= Henny Glarbo =

Danish archivist (1884–1955)

Severine Caroline Henriette (Henny) Lytzen Nielsen Glarbo (1884–1955) was a Danish archivist who is remembered for her contributions to registration, in particular for the 1748–1924 archive of the Royal Danish Academy of Fine Arts and the 1746–1930 archive of the Royal Danish Theatre. In 1952, she published Privatarkiver fra tidsrummet 1660-1800 i Rigsarkivet, a registry of private archives from 1660 to 1800 in the Danish National Archives.

==Biography==
Born on 12 October 1884 in Viborg, Severine Caroline Henriette Lytzen Nielsen Glarbo was the daughter of Ole Nielsen Glarbo (1848–1916), a parish priest, and Lovise Bruun (1842–1923). After earning a teaching diploma in 1907, she spent three years at the private realskole in Slagelse. She then attended the University of Copenhagen where she graduated in history, Latin and English in 1917.

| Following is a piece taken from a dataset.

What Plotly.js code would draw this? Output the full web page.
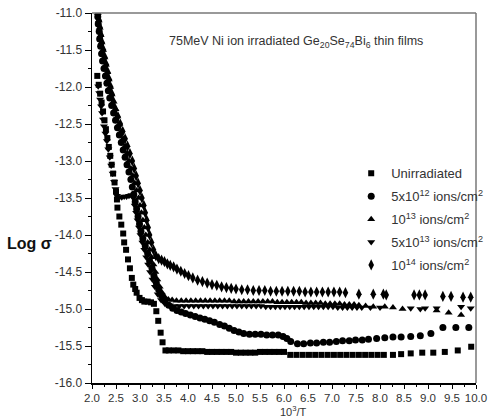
<!DOCTYPE html>
<html>
<head>
<meta charset="utf-8">
<script src="https://cdn.plot.ly/plotly-3.0.1.min.js"></script>
<style>html,body{margin:0;padding:0;background:#fff;}#chart{width:500px;height:420px;}</style>
</head>
<body>
<div id="chart"></div>
<script>
// ---- series names ----
const seriesNames = [
  'Unirradiated',
  '5x10<sup>12</sup> ions/cm<sup>2</sup>',
  '10<sup>13</sup> ions/cm<sup>2</sup>',
  '5x10<sup>13</sup> ions/cm<sup>2</sup>',
  '10<sup>14</sup> ions/cm<sup>2</sup>'
];

// ---- Unirradiated (squares) ----
const unirrX = [2.11,2.14,2.17,2.2,2.23,2.26,2.29,2.32,2.35,2.38,2.41,2.44,2.47,2.5,2.52,2.53,2.57,2.61,2.65,2.67,2.71,2.75,2.79,2.83,2.86,2.9,2.93,2.99,3.04,3.09,3.16,3.23,3.29,3.34,3.38,3.43,3.47,3.53,3.6,3.7,3.8,3.9,4.0,4.1,4.2,4.3,4.4,4.5,4.6,4.7,4.8,4.9,5.0,5.1,5.2,5.3,5.4,5.5,5.6,5.7,5.8,5.9,6.0,6.13,6.26,6.39,6.52,6.65,6.78,6.91,7.04,7.17,7.3,7.43,7.56,7.69,7.82,7.95,8.08,8.27,8.44,8.64,8.88,9.11,9.35,9.62,9.9];
const unirrY = [-11.85,-11.97,-12.09,-12.21,-12.33,-12.45,-12.57,-12.69,-12.81,-12.93,-13.05,-13.17,-13.29,-13.41,-13.52,-13.63,-13.75,-13.86,-13.98,-14.1,-14.2,-14.33,-14.45,-14.58,-14.67,-14.73,-14.78,-14.85,-14.88,-14.9,-14.9,-14.91,-14.93,-15.03,-15.16,-15.32,-15.45,-15.56,-15.56,-15.56,-15.56,-15.57,-15.57,-15.57,-15.57,-15.57,-15.58,-15.58,-15.58,-15.58,-15.58,-15.58,-15.59,-15.59,-15.59,-15.59,-15.59,-15.58,-15.58,-15.58,-15.58,-15.58,-15.58,-15.62,-15.62,-15.62,-15.62,-15.62,-15.62,-15.62,-15.62,-15.62,-15.62,-15.62,-15.62,-15.62,-15.62,-15.62,-15.62,-15.62,-15.61,-15.6,-15.59,-15.59,-15.58,-15.56,-15.51];

// ---- 5x10^12 ions/cm2 (circles) ----
const d5e12X = [2.12,2.13,2.15,2.16,2.18,2.2,2.22,2.25,2.28,2.31,2.34,2.37,2.41,2.45,2.49,2.53,2.57,2.61,2.65,2.69,2.73,2.77,2.81,2.84,2.87,2.9,2.93,2.96,2.99,3.02,3.06,3.11,3.16,3.2,3.25,3.29,3.34,3.39,3.45,3.52,3.6,3.68,3.77,3.86,3.95,4.05,4.15,4.25,4.35,4.45,4.55,4.66,4.76,4.86,4.96,5.06,5.16,5.28,5.4,5.52,5.64,5.76,5.88,5.98,6.06,6.14,6.28,6.41,6.55,6.68,6.82,6.95,7.09,7.22,7.36,7.49,7.63,7.76,7.93,8.1,8.27,8.44,8.64,8.84,9.06,9.31,9.58,9.85];
const d5e12Y = [-11.05,-11.15,-11.25,-11.35,-11.45,-11.55,-11.65,-11.75,-11.85,-11.95,-12.05,-12.15,-12.25,-12.35,-12.45,-12.55,-12.65,-12.75,-12.85,-12.95,-13.05,-13.15,-13.25,-13.35,-13.45,-13.55,-13.65,-13.75,-13.85,-13.95,-14.05,-14.15,-14.25,-14.35,-14.45,-14.55,-14.65,-14.74,-14.82,-14.89,-14.95,-14.99,-15.02,-15.04,-15.06,-15.08,-15.1,-15.12,-15.14,-15.16,-15.18,-15.21,-15.23,-15.26,-15.29,-15.31,-15.33,-15.34,-15.34,-15.34,-15.35,-15.35,-15.35,-15.37,-15.4,-15.44,-15.47,-15.47,-15.46,-15.46,-15.45,-15.45,-15.44,-15.43,-15.43,-15.42,-15.42,-15.41,-15.4,-15.39,-15.38,-15.38,-15.37,-15.36,-15.33,-15.25,-15.25,-15.25];

// ---- 10^13 ions/cm2 (up triangles) ----
const d1e13X = [2.12,2.14,2.16,2.18,2.2,2.23,2.26,2.29,2.32,2.35,2.38,2.41,2.45,2.49,2.53,2.57,2.61,2.65,2.69,2.73,2.77,2.81,2.85,2.89,2.93,2.97,3.0,3.03,3.06,3.09,3.12,3.16,3.2,3.24,3.28,3.32,3.36,3.41,3.46,3.52,3.59,3.67,3.76,3.86,3.96,4.06,4.16,4.26,4.36,4.46,4.56,4.66,4.76,4.86,4.96,5.06,5.16,5.26,5.36,5.46,5.56,5.66,5.76,5.86,5.96,6.06,6.16,6.26,6.36,6.46,6.56,6.66,6.76,6.86,6.96,7.06,7.16,7.26,7.36,7.46,7.56,7.7,7.86,8.1,8.27,8.47,9.18,9.43,9.69];
const d1e13Y = [-11.0,-11.1,-11.2,-11.3,-11.4,-11.5,-11.6,-11.7,-11.8,-11.9,-12.0,-12.1,-12.2,-12.3,-12.4,-12.5,-12.6,-12.7,-12.8,-12.9,-13.0,-13.1,-13.2,-13.3,-13.4,-13.5,-13.6,-13.7,-13.8,-13.9,-14.0,-14.1,-14.2,-14.3,-14.4,-14.5,-14.6,-14.7,-14.78,-14.84,-14.87,-14.88,-14.89,-14.89,-14.89,-14.89,-14.89,-14.89,-14.89,-14.89,-14.89,-14.89,-14.89,-14.89,-14.9,-14.9,-14.9,-14.9,-14.9,-14.9,-14.9,-14.9,-14.9,-14.91,-14.91,-14.91,-14.91,-14.91,-14.91,-14.92,-14.92,-14.92,-14.92,-14.93,-14.93,-14.93,-14.93,-14.94,-14.94,-14.94,-14.95,-14.96,-14.97,-14.97,-14.98,-15.0,-15.02,-15.05,-15.08];

// ---- 5x10^13 ions/cm2 (down triangles) ----
const d5e13X = [2.13,2.15,2.17,2.19,2.21,2.23,2.25,2.28,2.31,2.34,2.37,2.4,2.43,2.46,2.49,2.52,2.57,2.62,2.67,2.72,2.77,2.82,2.86,2.89,2.92,2.95,2.98,3.01,3.05,3.09,3.13,3.17,3.21,3.26,3.31,3.37,3.44,3.52,3.62,3.72,3.82,3.92,4.02,4.12,4.22,4.32,4.42,4.52,4.62,4.72,4.82,4.92,5.02,5.12,5.22,5.32,5.42,5.52,5.62,5.72,5.82,5.92,6.02,6.12,6.22,6.32,6.42,6.52,6.62,6.72,6.82,6.92,7.02,7.12,7.22,7.32,7.42,7.52,7.62,7.8,8.0,8.64,8.84,8.94,9.18,9.69,9.89];
const d5e13Y = [-11.99,-12.08,-12.17,-12.26,-12.35,-12.44,-12.53,-12.63,-12.73,-12.84,-12.95,-13.06,-13.17,-13.28,-13.38,-13.47,-13.49,-13.49,-13.48,-13.48,-13.47,-13.46,-13.5,-13.6,-13.7,-13.8,-13.9,-14.0,-14.1,-14.2,-14.3,-14.4,-14.5,-14.6,-14.7,-14.8,-14.88,-14.93,-14.95,-14.96,-14.96,-14.96,-14.96,-14.96,-14.96,-14.96,-14.96,-14.96,-14.96,-14.96,-14.96,-14.96,-14.96,-14.96,-14.96,-14.96,-14.96,-14.96,-14.97,-14.97,-14.97,-14.97,-14.97,-14.97,-14.97,-14.97,-14.97,-14.97,-14.97,-14.97,-14.97,-14.97,-14.97,-14.98,-14.98,-14.98,-14.98,-14.98,-14.98,-14.98,-14.98,-14.99,-15.0,-14.99,-14.99,-14.97,-14.99];

// ---- 10^14 ions/cm2 (diamonds) ----
const d1e14X = [2.13,2.15,2.17,2.19,2.21,2.24,2.27,2.3,2.33,2.36,2.39,2.42,2.45,2.49,2.54,2.59,2.64,2.69,2.74,2.79,2.84,2.88,2.92,2.96,3.0,3.04,3.08,3.11,3.14,3.17,3.2,3.24,3.28,3.33,3.39,3.45,3.51,3.57,3.63,3.7,3.77,3.85,3.93,4.01,4.1,4.2,4.3,4.4,4.5,4.6,4.7,4.8,4.9,5.0,5.12,5.24,5.36,5.48,5.6,5.72,5.84,5.96,6.08,6.2,6.32,6.44,6.56,6.68,6.8,6.92,7.04,7.16,7.28,7.56,7.86,8.07,8.13,8.71,8.82,8.94,9.31,9.48,9.73,9.89];
const d1e14Y = [-11.02,-11.1,-11.2,-11.3,-11.4,-11.5,-11.6,-11.7,-11.8,-11.9,-12.0,-12.1,-12.2,-12.3,-12.4,-12.5,-12.6,-12.7,-12.8,-12.9,-13.0,-13.1,-13.2,-13.3,-13.4,-13.5,-13.6,-13.7,-13.8,-13.9,-14.0,-14.1,-14.2,-14.28,-14.32,-14.34,-14.36,-14.39,-14.41,-14.43,-14.46,-14.49,-14.52,-14.55,-14.58,-14.61,-14.63,-14.65,-14.67,-14.68,-14.7,-14.71,-14.72,-14.73,-14.74,-14.74,-14.75,-14.75,-14.75,-14.76,-14.76,-14.76,-14.76,-14.76,-14.76,-14.77,-14.77,-14.77,-14.77,-14.77,-14.77,-14.77,-14.78,-14.8,-14.8,-14.8,-14.81,-14.81,-14.81,-14.81,-14.83,-14.83,-14.84,-14.84];

// ---- tick labels ----
const xTickVals = [2,2.5,3,3.5,4,4.5,5,5.5,6,6.5,7,7.5,8,8.5,9,9.5,10];
const xTickText = ['2.0','2.5','3.0','3.5','4.0','4.5','5.0','5.5','6.0','6.5','7.0','7.5','8.0','8.5','9.0','9.5','10.0'];
const yTickVals = [-16,-15.5,-15,-14.5,-14,-13.5,-13,-12.5,-12,-11.5,-11];
const yTickText = ['-16.0','-15.5','-15.0','-14.5','-14.0','-13.5','-13.0','-12.5','-12.0','-11.5','-11.0'];

const font = '"Liberation Sans", Arial, sans-serif';

const xs = [unirrX, d5e12X, d1e13X, d5e13X, d1e14X];
const ys = [unirrY, d5e12Y, d1e13Y, d5e13Y, d1e14Y];
const symbols = ['square', 'circle', 'triangle-up', 'triangle-down', 'diamond-tall'];
const sizes = [6, 7, 7, 7, 8];

const traces = xs.map((x, i) => ({
  type: 'scatter', mode: 'markers',
  x: x, y: ys[i], name: seriesNames[i], legendgroup: 'g' + i,
  marker: {symbol: symbols[i], size: sizes[i], color: '#000', line: {width: 0}},
  hoverinfo: 'skip'
}));

const layout = {
  width: 500, height: 420,
  margin: {l: 92, r: 13, t: 13, b: 37},
  paper_bgcolor: '#fff', plot_bgcolor: '#fff',
  showlegend: true,
  legend: {
    x: 0.675, y: 0.607, xanchor: 'left', yanchor: 'top',
    bgcolor: 'rgba(0,0,0,0)', borderwidth: 0,
    font: {family: font, size: 13, color: '#333'},
    traceorder: 'grouped', tracegroupgap: 3, itemwidth: 30
  },
  xaxis: {
    range: [2, 10], tickmode: 'array', tickvals: xTickVals, ticktext: xTickText, tickangle: 0,
    ticks: 'outside', ticklen: 4, tickwidth: 1, tickcolor: '#000',
    showline: true, linecolor: '#000', linewidth: 1.5, showgrid: false, zeroline: false,
    tickfont: {family: font, size: 11.5, color: '#333'},
    minor: {tickmode: 'linear', tick0: 2, dtick: 0.25, ticks: 'outside', ticklen: 2, tickcolor: '#000', showgrid: false}
  },
  yaxis: {
    range: [-16, -11], tickmode: 'array', tickvals: yTickVals, ticktext: yTickText,
    ticks: 'outside', ticklen: 6, tickwidth: 1, tickcolor: '#000',
    showline: true, linecolor: '#000', linewidth: 1.5, showgrid: false, zeroline: false,
    tickfont: {family: font, size: 12, color: '#333'},
    minor: {tickmode: 'linear', tick0: -16, dtick: 0.25, ticks: 'outside', ticklen: 3, tickcolor: '#000', showgrid: false}
  },
  shapes: [
    {type: 'line', xref: 'paper', yref: 'paper', x0: 0, x1: 1, y0: 1, y1: 1, line: {color: '#777', width: 1.5}},
    {type: 'line', xref: 'paper', yref: 'paper', x0: 1, x1: 1, y0: 0, y1: 1, line: {color: '#777', width: 1.5}}
  ],
  annotations: [
    {text: '75MeV Ni ion irradiated Ge<sub>20</sub>Se<sub>74</sub>Bi<sub>6</sub> thin films',
     xref: 'paper', yref: 'paper', x: 0.53, y: 0.922, xanchor: 'center', yanchor: 'middle',
     showarrow: false, font: {family: font, size: 12.5, color: '#333'}},
    {text: '<b>Log σ</b>', xref: 'paper', yref: 'paper', x: -0.1, y: 0.378, xanchor: 'right', yanchor: 'middle',
     showarrow: false, font: {family: font, size: 16, color: '#111'}},
    {text: '10<sup>3</sup>/T', xref: 'paper', yref: 'paper', x: 0.524, y: -0.0995, xanchor: 'center', yanchor: 'bottom',
     showarrow: false, font: {family: font, size: 11, color: '#333'}}
  ]
};

Plotly.newPlot('chart', traces, layout, {displayModeBar: false, staticPlot: true});
</script>
</body>
</html>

After working as an assistant on a temporary basis at the Danish National Archives, in 1919, she was employed there as a full-time archivist. She quickly became one of the leading lights at the archive, running the reading room service for several years. After researching Denmark's cultural connections with other countries, she applied her knowledge to developing appropriate archives.

Henny Glarbo died in Copenhagen on 9 September 1955.